Migrant Gang Crime Soars


Latest figures show the number of home invasions and burglaries committed by migrants has drastically increased, while crimes committed by Germans have decreased.

Gangs of migrants have increased the number of home invasions in Germany according to the head of the Federal Criminal Police (BKA),Holger Münch, who said: “The number of identified foreign suspects has risen sharply, while the number of German perpetrators is steadily decreasing,” reports Junge Freiheit.

Mr. Münch specified a number of different nationalities as being responsible for the rise, stating that the gangs were comprised of “Serbs, Romanians, Albanians, but also there is a focus on Georgians.”

Georgian gangs have become a significant problem for the BKA who claim that organised criminals originating from Georgia have been exploiting the migrant crisis to send members of their gangs into Europe.

The BKA previously described how the gangs abused the system, stating: “It was inevitable that these people would make applications for asylum, only to temporarily stay to commit crimes in Germany.”

The BKA states that the figures have continued to rise since they initially commented on the epidemic of Georgian gangs in April. The agency claims that the asylum process is still being abused, and that the gangs have spread across the entire country:

“Half of all Georgian offenders from the area of property crime have applied for asylum. In almost all cases, the asylum is denied.”

Describing how the criminals operate once in Germany, Mr. Münch said: “The perpetrators act in teams and besides cash look for objects that can easily be sold on the black market.” After committing the crimes the migrants are then said to leave the country to head back to Georgia with any cash they have been able to accumulate.

According to Mr. Münch the main reason for Georgians and others coming to Germany to commit crimes is the huge income inequality between Germany and their home countries. “In states like Georgia unemployment is high, incomes are low. So people try another way to make money,” he said, but was not able to answer whether he thought the trend would show signs of declining in the near future.

Some of the migrant gangs come from countries within the European Union, such as Romania. Britain has had its own problems with Romanian gangs.
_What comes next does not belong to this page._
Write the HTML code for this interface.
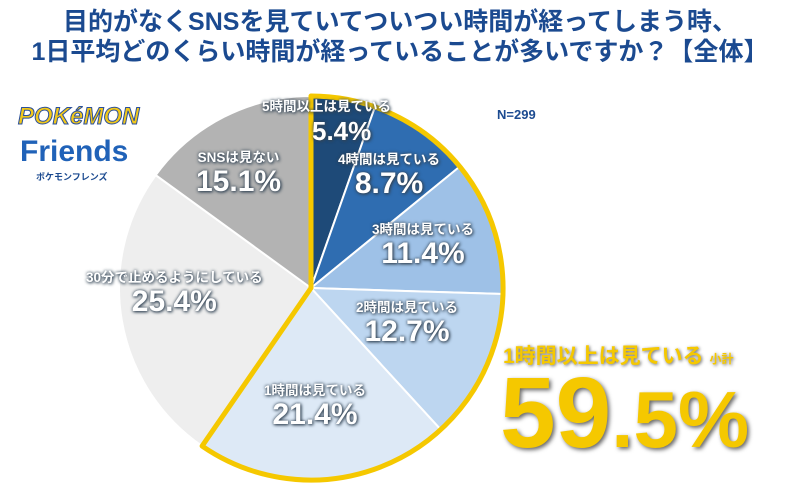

UKIP leader Nigel Farage has routinely commented on the situation: “The unfortunate reality is that we are in political union with a post-Communist country that has become highly susceptible to organised crime.” He decried the media for under reporting the origins of the criminal gangs, saying that “where there are differential crime rates between nationalities, it is perfectly legitimate to point this out and to discuss it in the public sphere and I shall continue to do so.”

Migrant gangs have also been responsible for an increase in the drugs trade in Europe which has led to dramatic and brutally violent episodes. In March, migrant gangs left a severed head in an Amsterdam street after a conflict between rivals.